Coming Wave: A handful of massive IPOs of companies based in San Francisco will result in thousands of overnight millionaires with tons of cash to buy homes in an already-tight and astronomically expensive market. As a result some sellers are holding homes off of the market waiting for the deluge of cash.
Proceed with Caution: Builders are pre-selling an increasingly higher percentage of homes, showing little appetite for building on spec and little confidence that demand will stay strong if interest rates go back up.
Dual Meaning: This Wall Street Journal story about how pharma bro Martin Shkreli is running his former company via a contraband cell phone from behind bars includes the nugget that Shkreli goes by the nickname ‘Asshole’, which could mean more than one thing in prison.

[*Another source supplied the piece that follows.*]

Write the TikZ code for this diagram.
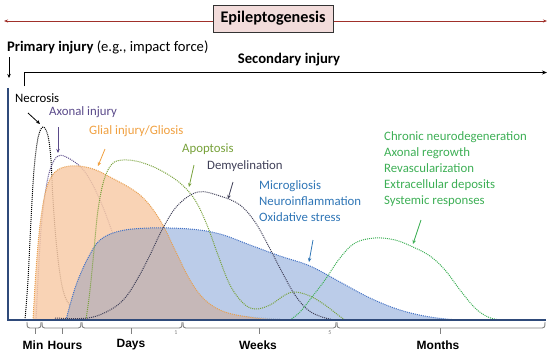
\documentclass[tikz,border=0pt]{standalone}
\usepackage{fontspec}
\setmainfont{Carlito}
\newfontfamily\arialfont{Liberation Sans}
\usetikzlibrary{arrows.meta}
\definecolor{epired}{HTML}{A0302A}
\definecolor{epibox}{HTML}{F2DCDB}
\definecolor{axiscol}{HTML}{2F4A7A}
\definecolor{axoncol}{HTML}{5A4A8A}
\definecolor{glialtxt}{HTML}{F0A040}
\definecolor{glialfill}{HTML}{F8CBA8}
\definecolor{glialline}{HTML}{E8A050}
\definecolor{apocol}{HTML}{77A13A}
\definecolor{demycol}{HTML}{404058}
\definecolor{microcol}{HTML}{2E75B6}
\definecolor{microfill}{HTML}{B4C7E7}
\definecolor{microline}{HTML}{4472C4}
\definecolor{overlapfill}{HTML}{C6B8B8}
\definecolor{chroncol}{HTML}{3DAF55}
\definecolor{bracecol}{HTML}{808080}
\tikzset{
  lbl/.style={inner sep=0pt, font=\fontsize{12.8}{15}\selectfont},
  listlbl/.style={inner sep=0pt, align=left, font=\fontsize{12.8}{16}\selectfont},
  curve/.style={line width=1pt, dash pattern=on 1pt off 1pt},
  ptr/.style={-{Stealth[length=4pt,width=3.5pt]}, line width=0.8pt},
  timebrace/.style={draw=bracecol, line width=0.9pt},
  timelbl/.style={inner sep=0pt, font=\arialfont\bfseries\fontsize{12}{14}\selectfont},
}
\begin{document}
\begin{tikzpicture}[x=1pt,y=-1pt]
\useasboundingbox (0,0) rectangle (550,357);
% Epileptogenesis
\coordinate (epiL) at (4,21);
\coordinate (epiR) at (547,21);
\draw[epired, line width=0.8pt, {Stealth[length=4pt,width=3pt]}-{Stealth[length=4pt,width=3pt]}] (epiL) -- (epiR);
\node[draw=black!80, fill=epibox, line width=0.9pt, minimum width=120pt, minimum height=27pt, inner sep=0pt, font=\bfseries\fontsize{16.2}{18}\selectfont] (epi) at (273,18.5) {Epileptogenesis};
% Primary / secondary injury
\node[anchor=west, inner sep=0pt, font=\fontsize{14.6}{16}\selectfont] (prim) at (7,47) {\textbf{Primary injury} (e.g., impact force)};
\coordinate (primA) at (9,57);
\coordinate (primB) at (9,78);
\draw[ptr, line width=0.6pt] (primA) -- (primB);
\node[inner sep=0pt, font=\bfseries\fontsize{14.7}{16}\selectfont] (sec) at (289,60) {Secondary injury};
\coordinate (secA) at (24,86);
\coordinate (secB) at (24,72.5);
\coordinate (secC) at (547,72.5);
\draw[line width=1pt, -{Stealth[length=5pt,width=4pt]}] (secA) -- (secB) -- (secC);
% axes
\coordinate (orgTop) at (8,88);
\coordinate (org) at (8,320);
\coordinate (axEnd) at (546,320);
% Necrosis and axonal injury (behind fills)
\draw[curve, black] plot[smooth, tension=0.6] coordinates {(25,320) (28,280) (31,220) (34,170) (38,138) (43,127) (48,136) (51,160) (53,200) (57,250) (63,290) (72,307) (88,310) (110,304) (133,302) (165,306) (200,311) (250,317) (280,319)};
\draw[curve, axoncol] plot[smooth, tension=0.6] coordinates {(36,320) (38,280) (41,230) (45,195) (50,170) (58,156) (70,159) (85,172) (100,200) (115,240) (128,280) (140,300) (160,310) (200,316) (240,319)};
% Glial and microgliosis fills
\def\glialpath{plot[smooth, tension=0.6] coordinates {(33,320) (36,270) (40,225) (46,190) (55,172) (70,166) (90,168) (110,177) (140,195) (160,220) (175,250) (190,280) (205,300) (225,312) (255,318) (280,320)}}
\def\micropath{plot[smooth, tension=0.6] coordinates {(66,320) (72,298) (78,280) (88,258) (100,240) (120,231) (150,228) (190,229) (220,234) (250,245) (280,256) (310,266) (340,282) (370,298) (400,310) (430,317) (458,320)}}
\fill[glialfill, fill opacity=0.85] \glialpath -- cycle;
\fill[microfill, fill opacity=0.9] \micropath -- cycle;
\begin{scope}
\clip \glialpath -- cycle;
\fill[overlapfill] \micropath -- cycle;
\end{scope}
\draw[curve, glialline] \glialpath;
\draw[curve, microline] \micropath;
% Apoptosis
\draw[curve, apocol] plot[smooth, tension=0.6] coordinates {(86,320) (90,290) (94,250) (98,210) (104,180) (112,164) (123,160) (140,162) (160,170) (180,183) (195,200) (207,225) (218,255) (230,285) (243,303) (255,309) (270,305) (285,295) (295,292) (310,296) (325,305) (338,315) (345,320)};
% Demyelination
\draw[curve, demycol] plot[smooth, tension=0.6] coordinates {(55,318) (88,318) (110,310) (125,298) (138,278) (150,255) (163,228) (178,205) (198,192) (220,196) (240,205) (255,222) (268,245) (282,272) (295,295) (308,310) (322,317) (335,320)};
% Chronic
\draw[curve, chroncol] plot[smooth, tension=0.6] coordinates {(290,320) (300,312) (312,297) (325,280) (340,258) (355,243) (375,238) (395,240) (413,247) (430,256) (445,270) (460,290) (475,308) (488,317) (500,320)};
% axes on top
\draw[axiscol, line width=1.3pt] (orgTop) -- (org) -- (axEnd);
% labels
\node[lbl, anchor=west] (necl) at (15,98) {Necrosis};
\coordinate (necA) at (28,113);
\coordinate (necB) at (40,124);
\draw[ptr, black] (necA) -- (necB);
\node[lbl, anchor=west, text=axoncol] (axl) at (49,112) {Axonal injury};
\coordinate (axA) at (58,127);
\coordinate (axB) at (58,153);
\draw[ptr, axoncol] (axA) -- (axB);
\node[lbl, anchor=west, text=glialtxt] (gll) at (89,131) {Glial injury/Gliosis};
\coordinate (glA) at (105,149);
\coordinate (glB) at (98,166);
\draw[ptr, glialtxt] (glA) -- (glB);
\node[lbl, anchor=west, text=apocol] (apl) at (182,149) {Apoptosis};
\coordinate (apA) at (194,165);
\coordinate (apB) at (189,187);
\draw[ptr, apocol] (apA) -- (apB);
\node[lbl, anchor=west, text=demycol] (del) at (207,166) {Demyelination};
\coordinate (deA) at (233,182);
\coordinate (deB) at (228,199);
\draw[ptr, demycol] (deA) -- (deB);
\node[listlbl, anchor=north west, text=microcol] (mil) at (259,180) {Microgliosis\\Neuroinflammation\\Oxidative stress};
\coordinate (miA) at (313,240);
\coordinate (miB) at (309,262);
\draw[ptr, microcol] (miA) -- (miB);
\node[listlbl, anchor=north west, text=chroncol] (chl) at (384,131) {Chronic neurodegeneration\\Axonal regrowth\\Revascularization\\Extracellular deposits\\Systemic responses};
\coordinate (chA) at (421,220);
\coordinate (chB) at (413,244);
\draw[ptr, chroncol] (chA) -- (chB);
% time braces
\foreach \xa/\xb/\xm in {27/41/35, 42/81/62, 82/182/131, 183/336/259, 337/545/440} {
  \draw[timebrace] (\xa,322) .. controls (\xa,327) and (\xa+0.5,328) .. (\xa+2.5,328) -- (\xb-2.5,328) .. controls (\xb-0.5,328) and (\xb,327) .. (\xb,322);
  \draw[timebrace] (\xm,328) -- (\xm,334);
}
\node[inner sep=0pt, font=\fontsize{6}{7}\selectfont, text=bracecol] (one) at (176,333) {1};
\node[inner sep=0pt, font=\fontsize{6}{7}\selectfont, text=bracecol] (five) at (330,333) {5};
\node[timelbl] (tmin) at (33,345) {Min};
\node[timelbl] (thr) at (65,345) {Hours};
\node[timelbl] (tday) at (131,345) {Days};
\node[timelbl] (twk) at (258,345) {Weeks};
\node[timelbl] (tmo) at (438,345) {Months};
\end{tikzpicture}
\end{document}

Washed Away: Less than 1% of California currently falls under any kind of drought status, the lowest level since 2011. But See: Trillions of gallons of water from recent rains is flowing into the ocean because California’s storm and water storage infrastructure sucks.
All Eggs in One Basket: Amazon has abruptly stopped ordering from many of it’s suppliers, forcing them to partake in its marketplace instead and shoulder more risk. Reminder: if you own a business with only one client, that client owns you.
Chart of the Day
Household net worth took a dive last quarter, mostly due to the stock market slump. Will consumer spending follow?
Source: The Daily Shot
Irony: An animal rights group stormed a pig farm in order to raise awareness about animal cruelty and cuddle newborn pigs. However, they ended up killing two piglets because vegans. Now those two young lives are lost forever and will never become the bacon that they were born to be. Vegans are monsters.
Identity Crisis: A hipster tried to sue a magazine for using his image in an article about how all hipsters look alike only to find out that he wasn’t the hipster in the picture.
Gotta Hear Both Sides: A woman shot her boyfriend for snoring too loudly because Florida.